Fortunately for the government and its citizens, Sri Lankans overseas continued to send home a vital lifeline of remittances, or about $7 billion a year. But in 2021, as many economists and analysts urged Sri Lanka to seek international aid, the central bank instead focused on borrowing from its neighbours, maintaining the value of the Sri Lankan rupee and restricting imports.
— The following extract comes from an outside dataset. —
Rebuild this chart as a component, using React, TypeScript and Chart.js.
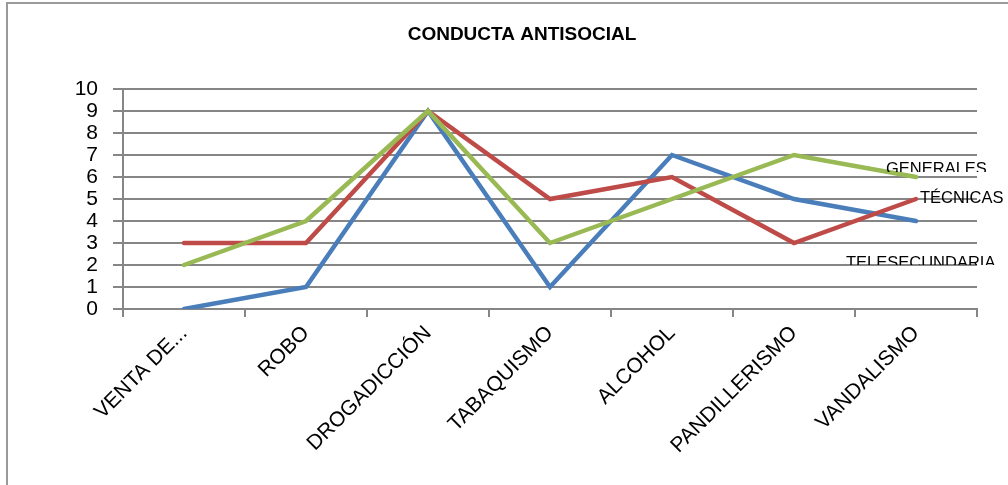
import React, { useEffect, useRef } from "react";
import { Chart, registerables } from "chart.js";

Chart.register(...registerables);

const categories = ["VENTA DE...", "ROBO", "DROGADICCIÓN", "TABAQUISMO", "ALCOHOL", "PANDILLERISMO", "VANDALISMO"];
const telesecundaria = [0, 1, 9, 1, 7, 5, 4];
const tecnicas = [3, 3, 9, 5, 6, 3, 5];
const generales = [2, 4, 9, 3, 5, 7, 6];
const seriesNames = ["TELESECUNDARIA", "TÉCNICAS", "GENERALES"];
const yTicks = [0, 1, 2, 3, 4, 5, 6, 7, 8, 9, 10];
const title = "CONDUCTA ANTISOCIAL";

const FONT = "'Liberation Sans', Arial, sans-serif";
const GRID = "#868686";

// label placement relative to the last point of each series: [dx, dy(baseline), clipDy|null]
const labelOffsets: Record<string, [number, number, number | null]> = {
  TELESECUNDARIA: [-70, 47, 44],
  "TÉCNICAS": [4, 4, null],
  GENERALES: [-30, -3, -5],
};

const decorPlugin = {
  id: "decor",
  beforeDraw(chart: any) {
    const ctx = chart.ctx;
    ctx.save();
    ctx.fillStyle = "#fff";
    ctx.fillRect(0, 0, chart.width, chart.height);
    ctx.strokeStyle = "#9a9a9a";
    ctx.lineWidth = 2;
    ctx.beginPath();
    ctx.moveTo(7, chart.height);
    ctx.lineTo(7, 3);
    ctx.lineTo(chart.width, 3);
    ctx.stroke();
    ctx.fillStyle = "#000";
    ctx.font = `bold 19px ${FONT}`;
    ctx.textAlign = "center";
    ctx.textBaseline = "alphabetic";
    ctx.fillText(title, 522, 40);
    ctx.restore();
  },
  afterDatasetsDraw(chart: any) {
    const ctx = chart.ctx;
    chart.data.datasets.forEach((ds: any, i: number) => {
      const meta = chart.getDatasetMeta(i);
      const last = meta.data[meta.data.length - 1];
      if (!last) return;
      const off = labelOffsets[ds.label];
      if (!off) return;
      ctx.save();
      if (off[2] !== null) {
        ctx.beginPath();
        ctx.rect(0, 0, chart.width, last.y + off[2]);
        ctx.clip();
      }
      ctx.fillStyle = "#000";
      ctx.font = `16.5px ${FONT}`;
      ctx.textAlign = "left";
      ctx.textBaseline = "alphabetic";
      ctx.fillText(ds.label, last.x + off[0], last.y + off[1]);
      ctx.restore();
    });
  },
};

export default function App() {
  const ref = useRef<HTMLCanvasElement | null>(null);
  useEffect(() => {
    if (!ref.current) return;
    const chart = new Chart(ref.current, {
      type: "line",
      data: {
        labels: categories,
        datasets: [
          { label: seriesNames[0], data: telesecundaria, borderColor: "#4A7EBB", order: 2 },
          { label: seriesNames[1], data: tecnicas, borderColor: "#BE4B48", order: 1 },
          { label: seriesNames[2], data: generales, borderColor: "#98B954", order: 0 },
        ].map((d) => ({
          ...d,
          borderWidth: 4.5,
          pointRadius: 0,
          pointHoverRadius: 0,
          tension: 0,
          fill: false,
          borderCapStyle: "round" as const,
          borderJoinStyle: "miter" as const,
        })),
      },
      options: {
        responsive: false,
        animation: false,
        layout: { padding: { top: 89, right: 31, left: 0, bottom: 0 } },
        plugins: {
          legend: { display: false },
          title: { display: false },
          tooltip: { enabled: false },
        },
        scales: {
          x: {
            type: "category",
            offset: true,
            grid: {
              display: true,
              drawOnChartArea: false,
              drawTicks: true,
              tickLength: 8,
              color: GRID,
              lineWidth: 2,
              offset: true,
            },
            border: { display: true, color: GRID, width: 2 },
            ticks: {
              autoSkip: false,
              minRotation: 45,
              maxRotation: 45,
              color: "#000",
              padding: 4,
              font: { family: FONT, size: 21 },
            },
            afterFit: (s: any) => {
              s.height = 176;
            },
          },
          y: {
            min: 0,
            max: 10,
            afterBuildTicks: (s: any) => {
              s.ticks = yTicks.map((v) => ({ value: v }));
            },
            grid: {
              color: GRID,
              lineWidth: 2,
              drawTicks: true,
              tickLength: 10,
            },
            border: { display: true, color: GRID, width: 2 },
            ticks: {
              autoSkip: false,
              color: "#000",
              padding: 15,
              font: { family: FONT, size: 21 },
            },
            afterFit: (s: any) => {
              s.width = 123;
            },
          },
        },
      },
      plugins: [decorPlugin],
    });
    return () => chart.destroy();
  }, []);
  return (
    <div style={{ position: "fixed", left: 0, top: 0, width: 1008, height: 485, background: "#fff" }}>
      <canvas ref={ref} width={1008} height={485} style={{ width: 1008, height: 485, display: "block" }} />
    </div>
  );
}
The export controls caused shortages of essential goods like cooking gas and milk, and defending the currency drained Sri Lanka’s foreign reserves. Moreover, remittances began to drop as the black market value of the rupee fell, leading people to avoid converting US dollars to Sri Lankan rupees at the official rate or by official channels. Annual inflation has been estimated at as much as 55%, compared with the official rate of 14%. By March, reverberations from the war in Ukraine, which drove up international prices of oil, wheat and many other commodities, finally forced the government to change course. Beyond the effect on the cost of imported goods, the war also further threatens Sri Lanka’s tourism industry as flights to Moscow are now suspended. Before the war, Russians frequently made up the biggest share of Sri Lankan tourists, with Ukrainians not far behind.

Sri Lankan authorities had few other options than to allow the rupee to depreciate – which is expected to save billions of dollars a year – and seek International Monetary Fund assistance. Sri Lanka will likely also have to restructure its large debt load – by asking foreign bondholders to accept less than 100% of the value of their investments – to make it more sustainable. The strategy may be working, but the cost to Sri Lankans will be high for a long time. Over 350 “non-essential” items are now banned for import, including milk, oranges and household appliances.

And the limited supply of goods that remain are getting more expensive every day. The price of cooking gas, for example, is almost three times higher than it was just five months ago. Securing loans from the International Monetary Fund and the World Bank, along with short-term credit from China and India, may stabilise Sri Lanka’s economic and financial situation. But with protests growing and the austerity measures demanded by the lenders likely to prove unpopular, the government may find it hard to survive for long.